TO DO: Write the material out again in full, word for word. Do not include the pictures.

++++++++++

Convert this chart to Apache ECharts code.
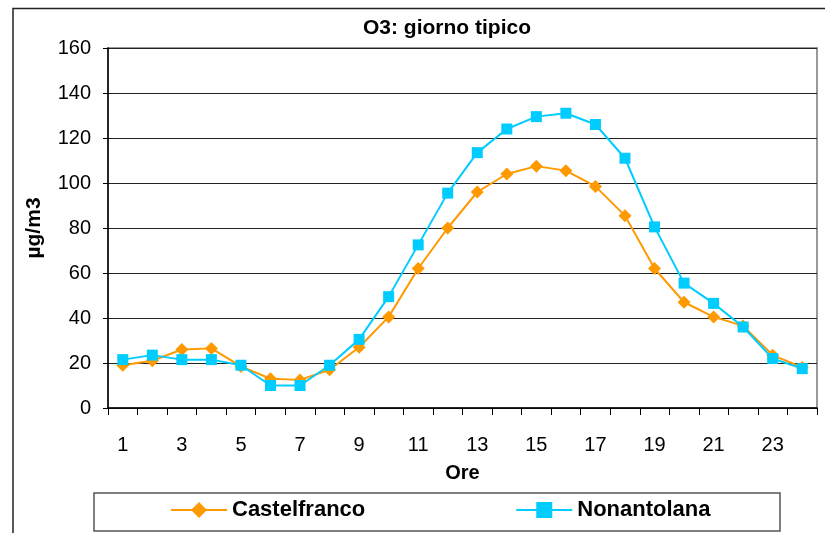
<!DOCTYPE html>
<html>
<head>
<meta charset="utf-8">
<script src="https://cdn.jsdelivr.net/npm/echarts@6/dist/echarts.min.js"></script>
<style>
  html, body { margin: 0; padding: 0; background: #fff; }
  #chart { width: 825px; height: 533px; }
</style>
</head>
<body>
<div id="chart"></div>
<script>
// ore del giorno
const ore = ['1', '2', '3', '4', '5', '6', '7', '8', '9', '10', '11', '12',
  '13', '14', '15', '16', '17', '18', '19', '20', '21', '22', '23', '24'];

// O3 medio orario (µg/m3)
const castelfranco = [19, 21, 26, 26.5, 18.5, 13, 12.5, 17, 27, 40.5, 62, 80,
  96, 104, 107.5, 105.5, 98.5, 85.5, 62, 47, 40.5, 36.5, 23.5, 18];
const nonantolana = [21.5, 23.5, 21.5, 21.5, 19, 10, 10, 19, 30.5, 49.5, 72.5, 95.5,
  113.5, 124, 129.5, 131, 126, 111, 80.5, 55.5, 46.5, 36, 22, 17.5];

const font = "'Liberation Sans', Arial, sans-serif";

const chart = echarts.init(document.getElementById('chart'));
chart.setOption({
  animation: false,
  title: {
    text: 'O3: giorno tipico',
    left: 363,
    top: 18,
    padding: 0,
    textStyle: { fontFamily: font, fontSize: 21, fontWeight: 'bold', color: '#000' }
  },
  // cornice esterna e riquadro legenda
  graphic: [
    {
      type: 'rect',
      shape: { x: 13, y: 8.5, width: 830, height: 540 },
      style: { fill: 'none', stroke: '#222', lineWidth: 1.5 },
      z: 0
    },
    {
      type: 'rect',
      shape: { x: 94, y: 493, width: 686, height: 38 },
      style: { fill: 'none', stroke: '#555', lineWidth: 1.5 },
      z: 0
    }
  ],
  legend: {
    data: ['Castelfranco', 'Nonantolana'],
    left: 170,
    top: 499,
    padding: 0,
    itemWidth: 56,
    itemHeight: 20,
    itemGap: 150,
    textStyle: { fontFamily: font, fontSize: 22, fontWeight: 'bold', color: '#000' }
  },
  grid: {
    left: 108,
    right: 8,
    top: 48,
    bottom: 125,
    show: true,
    borderColor: '#999',
    borderWidth: 2
  },
  xAxis: {
    type: 'category',
    data: ore,
    boundaryGap: true,
    name: 'Ore',
    nameLocation: 'middle',
    nameGap: 55,
    nameTextStyle: { fontFamily: font, fontSize: 20, fontWeight: 'bold', color: '#000' },
    axisLine: { lineStyle: { color: '#000', width: 1.5 } },
    axisTick: { show: true, interval: 0, length: 7, lineStyle: { color: '#000' } },
    axisLabel: { interval: 1, margin: 27, fontFamily: font, fontSize: 20, color: '#000' },
    splitLine: { show: false }
  },
  yAxis: {
    type: 'value',
    min: 0,
    max: 160,
    interval: 20,
    name: 'µg/m3',
    nameLocation: 'middle',
    nameGap: 63,
    nameTextStyle: { fontFamily: font, fontSize: 21, fontWeight: 'bold', color: '#000' },
    axisLine: { show: true, lineStyle: { color: '#000', width: 1.5 } },
    axisTick: { show: true, length: 5, lineStyle: { color: '#000' } },
    axisLabel: { margin: 17, fontFamily: font, fontSize: 20, color: '#000' },
    splitLine: { lineStyle: { color: '#222', width: 1.2 } }
  },
  series: [
    {
      name: 'Castelfranco',
      type: 'line',
      data: castelfranco,
      symbol: 'diamond',
      symbolSize: 13,
      color: '#FF9900',
      lineStyle: { color: '#FF9900', width: 2 },
      itemStyle: { color: '#FF9900' }
    },
    {
      name: 'Nonantolana',
      type: 'line',
      data: nonantolana,
      symbol: 'rect',
      symbolSize: 11,
      color: '#00CCFF',
      lineStyle: { color: '#00CCFF', width: 2 },
      itemStyle: { color: '#00CCFF' }
    }
  ]
});
</script>
</body>
</html>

++++++++++

COMPLETE OUTPUT:
Convert this chart to Apache ECharts code.
<!DOCTYPE html>
<html>
<head>
<meta charset="utf-8">
<script src="https://cdn.jsdelivr.net/npm/echarts@6/dist/echarts.min.js"></script>
<style>
  html, body { margin: 0; padding: 0; background: #fff; }
  #chart { width: 825px; height: 533px; }
</style>
</head>
<body>
<div id="chart"></div>
<script>
// ore del giorno
const ore = ['1', '2', '3', '4', '5', '6', '7', '8', '9', '10', '11', '12',
  '13', '14', '15', '16', '17', '18', '19', '20', '21', '22', '23', '24'];

// O3 medio orario (µg/m3)
const castelfranco = [19, 21, 26, 26.5, 18.5, 13, 12.5, 17, 27, 40.5, 62, 80,
  96, 104, 107.5, 105.5, 98.5, 85.5, 62, 47, 40.5, 36.5, 23.5, 18];
const nonantolana = [21.5, 23.5, 21.5, 21.5, 19, 10, 10, 19, 30.5, 49.5, 72.5, 95.5,
  113.5, 124, 129.5, 131, 126, 111, 80.5, 55.5, 46.5, 36, 22, 17.5];

const font = "'Liberation Sans', Arial, sans-serif";

const chart = echarts.init(document.getElementById('chart'));
chart.setOption({
  animation: false,
  title: {
    text: 'O3: giorno tipico',
    left: 363,
    top: 18,
    padding: 0,
    textStyle: { fontFamily: font, fontSize: 21, fontWeight: 'bold', color: '#000' }
  },
  // cornice esterna e riquadro legenda
  graphic: [
    {
      type: 'rect',
      shape: { x: 13, y: 8.5, width: 830, height: 540 },
      style: { fill: 'none', stroke: '#222', lineWidth: 1.5 },
      z: 0
    },
    {
      type: 'rect',
      shape: { x: 94, y: 493, width: 686, height: 38 },
      style: { fill: 'none', stroke: '#555', lineWidth: 1.5 },
      z: 0
    }
  ],
  legend: {
    data: ['Castelfranco', 'Nonantolana'],
    left: 170,
    top: 499,
    padding: 0,
    itemWidth: 56,
    itemHeight: 20,
    itemGap: 150,
    textStyle: { fontFamily: font, fontSize: 22, fontWeight: 'bold', color: '#000' }
  },
  grid: {
    left: 108,
    right: 8,
    top: 48,
    bottom: 125,
    show: true,
    borderColor: '#999',
    borderWidth: 2
  },
  xAxis: {
    type: 'category',
    data: ore,
    boundaryGap: true,
    name: 'Ore',
    nameLocation: 'middle',
    nameGap: 55,
    nameTextStyle: { fontFamily: font, fontSize: 20, fontWeight: 'bold', color: '#000' },
    axisLine: { lineStyle: { color: '#000', width: 1.5 } },
    axisTick: { show: true, interval: 0, length: 7, lineStyle: { color: '#000' } },
    axisLabel: { interval: 1, margin: 27, fontFamily: font, fontSize: 20, color: '#000' },
    splitLine: { show: false }
  },
  yAxis: {
    type: 'value',
    min: 0,
    max: 160,
    interval: 20,
    name: 'µg/m3',
    nameLocation: 'middle',
    nameGap: 63,
    nameTextStyle: { fontFamily: font, fontSize: 21, fontWeight: 'bold', color: '#000' },
    axisLine: { show: true, lineStyle: { color: '#000', width: 1.5 } },
    axisTick: { show: true, length: 5, lineStyle: { color: '#000' } },
    axisLabel: { margin: 17, fontFamily: font, fontSize: 20, color: '#000' },
    splitLine: { lineStyle: { color: '#222', width: 1.2 } }
  },
  series: [
    {
      name: 'Castelfranco',
      type: 'line',
      data: castelfranco,
      symbol: 'diamond',
      symbolSize: 13,
      color: '#FF9900',
      lineStyle: { color: '#FF9900', width: 2 },
      itemStyle: { color: '#FF9900' }
    },
    {
      name: 'Nonantolana',
      type: 'line',
      data: nonantolana,
      symbol: 'rect',
      symbolSize: 11,
      color: '#00CCFF',
      lineStyle: { color: '#00CCFF', width: 2 },
      itemStyle: { color: '#00CCFF' }
    }
  ]
});
</script>
</body>
</html>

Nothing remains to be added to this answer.